Phew, it's a lot, huh? We are almost there. Now we need one more function which is transfer. It is something like this:
// create the transfer function. Sender-recipient and amount is for transaction.
// signature, recoverybit and hexmessage are for recovering the public key and verifying.
async function transfer(evt) {
evt.preventDefault();
try {
const {
data: { balance },
} = await server.post(`send`, {
sender: address,
amount: parseInt(sendAmount),
recipient,
signature,
recoveryBit,
hexMessage
});
setBalance(balance);
} catch (ex) {
alert(ex.response.data.message);
}
}
What are we doing? When the user clicks transfer and submits the form, this means we send these values to the backend, the backend will take those values and do some checks, and it will send new things to the front end. So, what is going on at the backend when it gets these values? This:
app.post("/send", async (req, res) => {
try {
const { signature, hexMessage, recoveryBit, sender, recipient, amount } = req.body;
// get signature, hash and recovery bit from client-side and recover the address from signature
const signaturePublicKey = secp.recoverPublicKey(hexMessage, signature, recoveryBit);
const signatureAddressNotHex = keccak256(signaturePublicKey.slice(1)).slice(-20);
const signatureAddress = "0x" + toHex(signatureAddressNotHex);
// check the signature address and the typed sender address
if (signatureAddress !== sender) {
res.status(400).send({message: "You are not the person!"})
}
// if balance is enough and signature is from same address finish the transaction and send new balances to frontend.....
Alright, that's all. Now we have a working project which hashes transaction messages, signs transactions, checks if they are valid and executes. There are many things to implement too, for example, adding nonce or transaction count, or not creating wallet/private key pairs but asking users to type their private key before signing the transaction on the client side etc.
Even if it is a simple project I spent quite some time doing it, I struggled a lot especially when I tried to recover the public key from the signature but that one too was just a small error. I learned a lot in terms of not only cryptography and blockchain but also javascript and react too because this was my first time using react and it was not easy for me to get the connection between the backend and frontend.
If you come this far, thank you for your patience and hope to see you next time. You can check this project in my GitHub too.
Oh, by the way, I want to say thank you to the Alchemy team too.
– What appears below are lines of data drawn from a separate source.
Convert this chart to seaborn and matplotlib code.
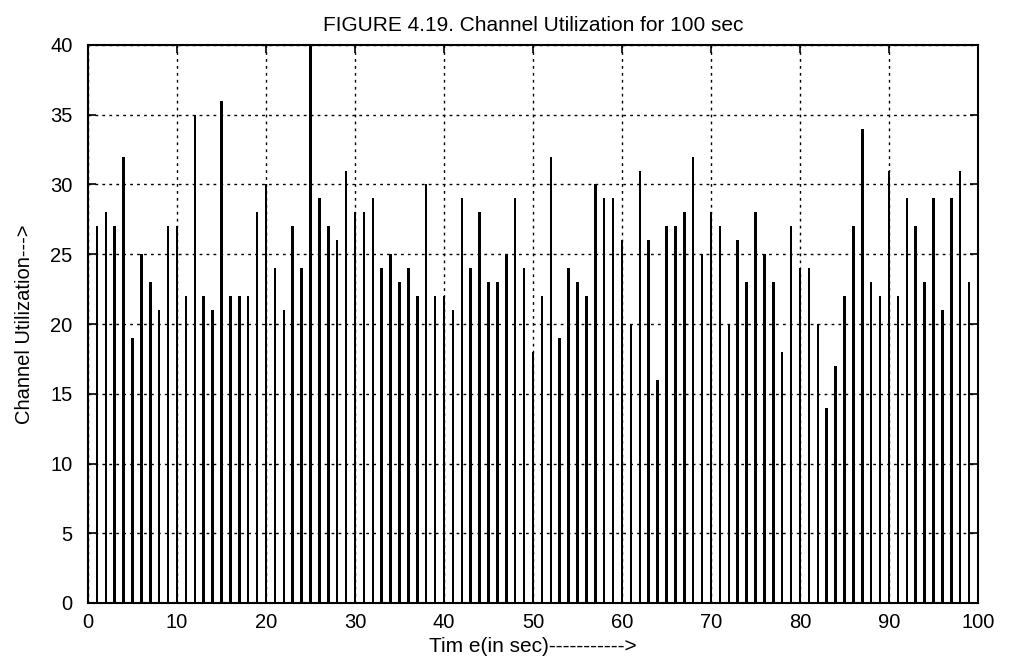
import matplotlib
matplotlib.use("Agg")
import matplotlib.pyplot as plt
import seaborn as sns
import pandas as pd

time_sec = list(range(1, 100))
utilization = [
    27, 28, 27, 32, 19, 25, 23, 21, 27, 27,   # 1-10
    22, 35, 22, 21, 36, 22, 22, 22, 28, 30,   # 11-20
    24, 21, 27, 24, 40, 29, 27, 26, 31, 28,   # 21-30
    28, 29, 24, 25, 23, 24, 22, 30, 22, 22,   # 31-40
    21, 29, 24, 28, 23, 23, 25, 29, 24, 18,   # 41-50
    22, 32, 19, 24, 23, 22, 30, 29, 29, 26,   # 51-60
    20, 31, 26, 16, 27, 27, 28, 32, 25, 28,   # 61-70
    27, 20, 26, 23, 28, 25, 23, 18, 27, 24,   # 71-80
    24, 20, 14, 17, 22, 27, 34, 23, 22, 31,   # 81-90
    22, 29, 27, 23, 29, 21, 29, 31, 23,       # 91-99
]
x_ticks = list(range(0, 101, 10))
y_ticks = list(range(0, 41, 5))

title = "FIGURE 4.19. Channel Utilization for 100 sec"
x_label = "Tim e(in sec)----------->"
y_label = "Channel Utilization--->"

df = pd.DataFrame({"t": time_sec, "u": utilization})

sns.set_style("white")
plt.rcParams["font.family"] = ["Liberation Sans", "DejaVu Sans"]
plt.rcParams["text.color"] = "black"
plt.rcParams["axes.labelcolor"] = "black"

fig = plt.figure(figsize=(10.09, 6.63), dpi=100)
ax = fig.add_axes([88 / 1009, 1 - 603 / 663, (978 - 88) / 1009, (603 - 45) / 663])

sns.barplot(data=df, x="t", y="u", native_scale=True, width=0.27,
            color="black", saturation=1, errorbar=None, ax=ax,
            linewidth=0)
for p in ax.patches:
    p.set_antialiased(False)

ax.set_xlim(0, 100)
ax.set_ylim(0, 40)
ax.set_xticks(x_ticks)
ax.set_yticks(y_ticks)
ax.set_xticklabels([str(v) for v in x_ticks])
ax.set_yticklabels([str(v) for v in y_ticks])

ax.grid(True, linestyle=(0, (2, 3)), color="black", linewidth=1.0)
ax.set_axisbelow(True)
for s in ax.spines.values():
    s.set_visible(True)
    s.set_color("black")
    s.set_linewidth(1.5)

ax.tick_params(axis="both", which="both", direction="in", length=6, width=1.2,
               top=True, right=True, bottom=True, left=True,
               labelsize=14.5, colors="black")
ax.tick_params(axis="x", pad=7)
ax.tick_params(axis="y", pad=11)

ax.set_title(title, fontsize=15, pad=10, color="black")
ax.set_xlabel(x_label, fontsize=15, labelpad=4, color="black")
ax.set_ylabel(y_label, fontsize=14.5, labelpad=12, color="black")

fig.savefig("out.png", dpi=100, facecolor="white")
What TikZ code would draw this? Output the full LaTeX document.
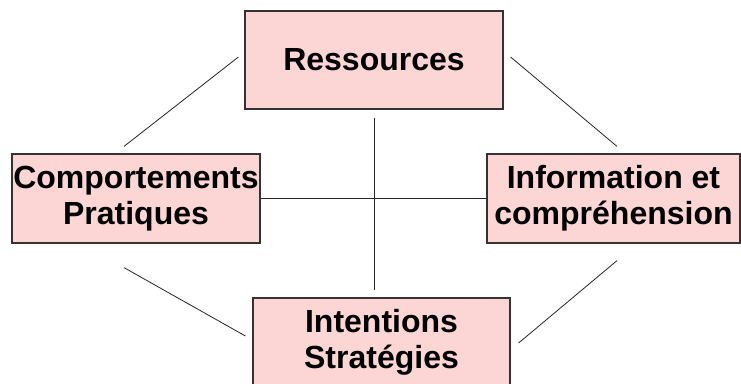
\documentclass[tikz,border=0pt]{standalone}
\usepackage{fontspec}
\setmainfont{Liberation Sans}
\definecolor{boxpink}{RGB}{252,213,213}
\tikzset{
  pole/.style={draw=black!80, fill=boxpink, line width=1.2pt, align=center,
    inner sep=0pt, font=\bfseries\fontsize{32}{36}\selectfont},
  link/.style={draw=black!85, line width=0.8pt}
}

\begin{document}
\begin{tikzpicture}[x=1pt,y=-1pt]
\useasboundingbox (0,0) rectangle (741,383);
  % the four poles
  \node[pole, minimum width=258pt, minimum height=98pt] (res) at (374,60) {Ressources};
  \node[pole, minimum width=248pt, minimum height=89pt] (comp) at (136,198.5) {Comportements\\Pratiques};
  \node[pole, minimum width=253pt, minimum height=89pt] (info) at (613.5,198.5) {Information et\\compr\'ehension};
  \node[pole, minimum width=257pt, minimum height=89pt] (intent) at (381.5,342.5) {Intentions\\Strat\'egies};
  % the cross
  \draw[link, shorten <=8pt, shorten >=7pt] (res.south) -- (res.south |- intent.north);
  \draw[link] (comp.east) -- (info.west);
  % the sides
  \draw[link] ([shift={(-6,-3)}]res.west) -- ([shift={(-12,-7)}]comp.north);
  \draw[link] ([shift={(7,-3)}]res.east) -- ([shift={(3.5,-7)}]info.north);
  \draw[link] ([shift={(-12,24)}]comp.south) -- ([shift={(-7,-6.5)}]intent.west);
  \draw[link] ([shift={(3.5,17)}]info.south) -- ([shift={(8,0.5)}]intent.east);
\end{tikzpicture}
\end{document}
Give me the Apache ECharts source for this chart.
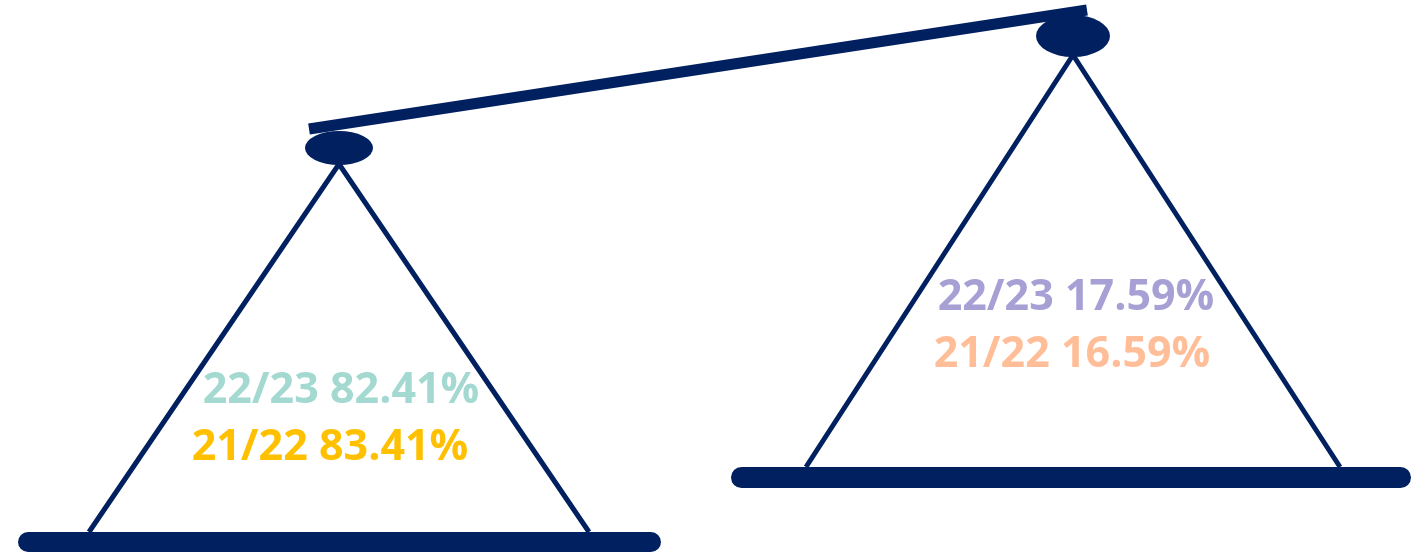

Vitto, Albert Hu, you guys are amazing.
Take Home Messages
Be careful when using arguments in a function because the type of argument you use might not be the required parameter type (Remember the hashed message issue).
Convert the hashed messages and signatures to their Hex value and always try to use the Hex version of them in your functions.
Spend more time understanding backend and frontend connection and communication.